Bernard, married to another teacher and father of three adult children, was posthumously awarded the Legion of Honour by Macron.

The award is France's highest civilian decoration.

He was "a wonderful person, someone who was a loyal friend, who drew on deep values", former colleague Paule Orsini told AFP on Wednesday.

Maxime, a former pupil, said Bernard was "kind" and "passionate" about his job as a French teacher.

"He loved to help us discover literature. He always had little extra things to say about the authors he was presenting," he told AFP as he waited on the square for the funeral to start.

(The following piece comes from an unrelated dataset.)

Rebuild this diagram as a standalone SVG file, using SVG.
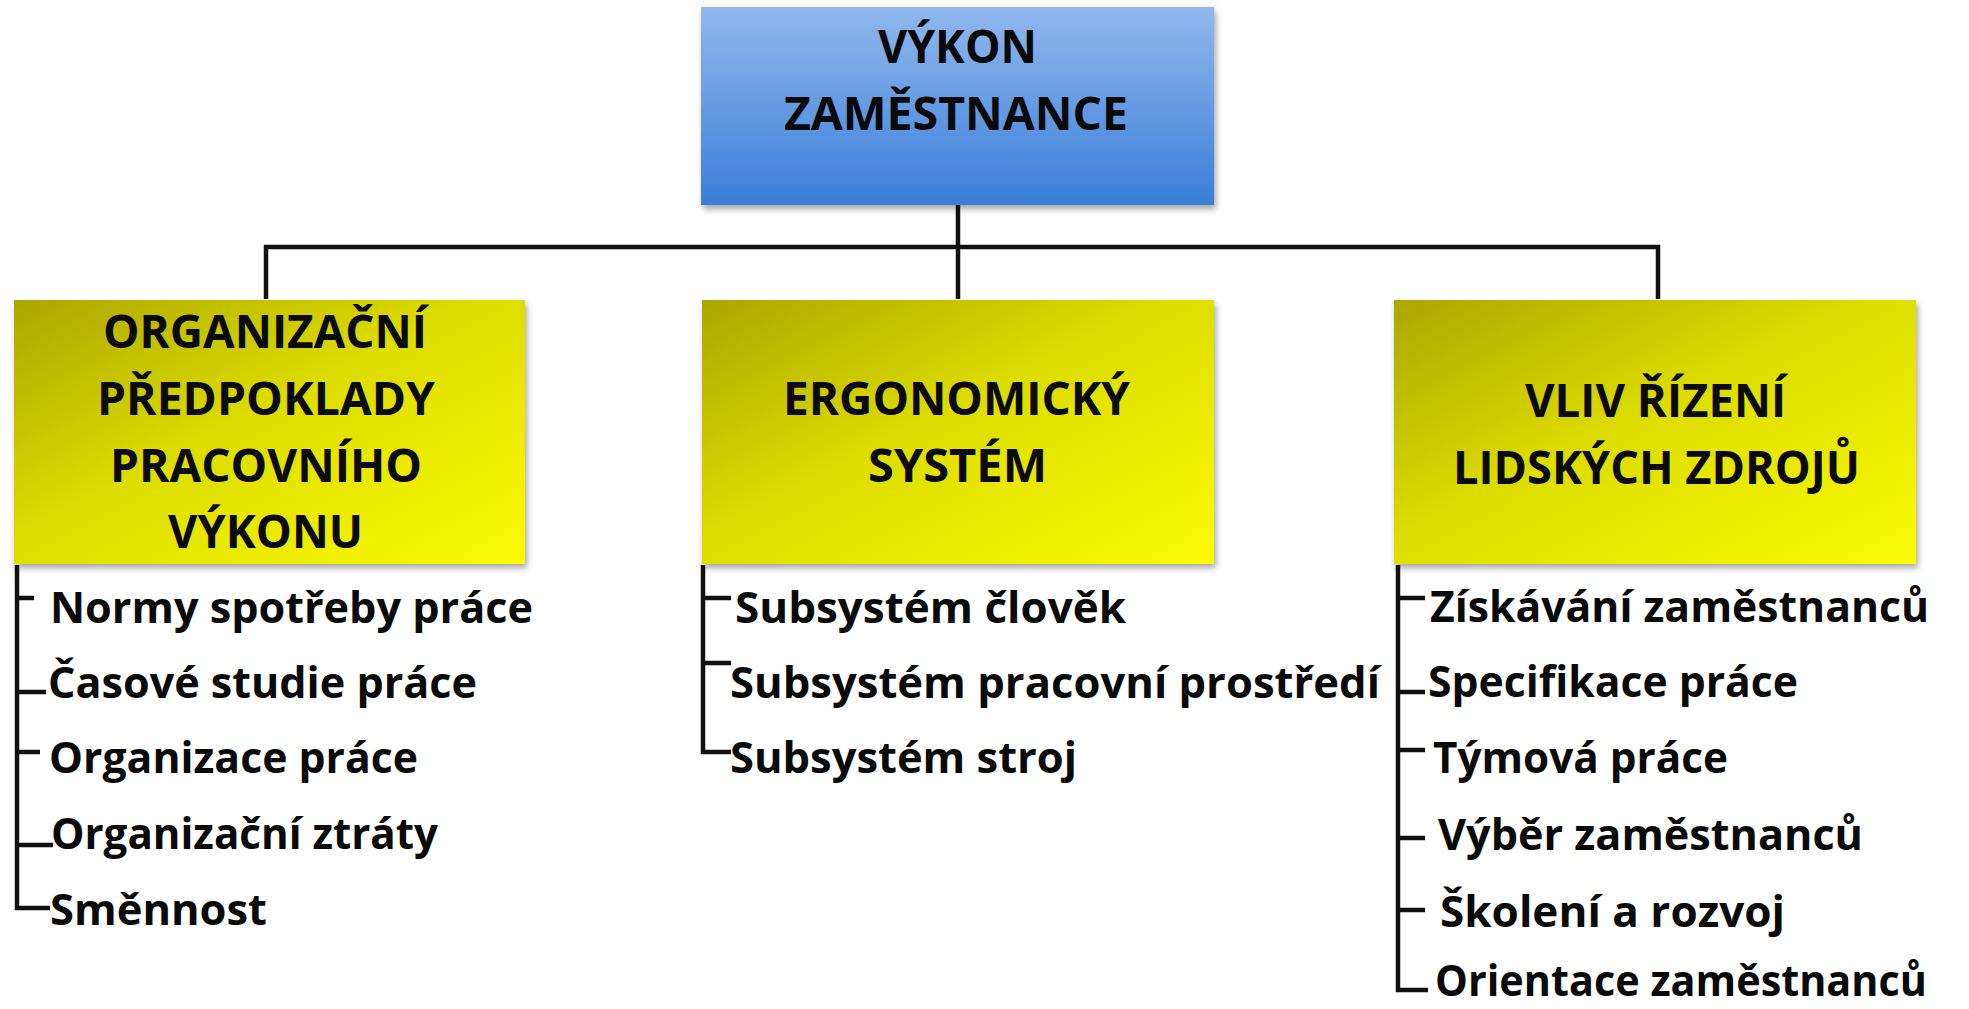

Much of central Arras was locked down for the service, with traffic kept out until the afternoon.

- Bomb threats -

Classes had also been cancelled at the Gambetta-Carnot school where Bernard taught, allowing staff and pupils to attend the ceremony.

He was killed almost three years to the day after teacher Samuel Paty was beheaded outside his school in a Paris suburb by a radicalised young man.

Bernard's murder was in a fresh shock for the profession and the wider French public.

Both Bernard's attacker, 20-year-old Mohammed Mogouchkov, and Paty's killer were originally from Russia's mainly Muslim North Caucasus region.

Institutions around France have been subject to bomb threats since Friday's killing, including a string of airports, the Louvre Museum and the historic Palace of Versailles outside Paris.

Bernard's own school was targeted by a threat on Monday, when staff and pupils were set to hold a minute of silence in his memory.

Nerves were already on edge in France, which has large Muslim and Jewish populations, following Hamas' October 7 attack on Israel and the Israeli retaliation against the Gaza strip.

The school killing has stoked France's fierce political debate around immigration and security.

The government is speeding up the parliamentary calendar for a new immigration law.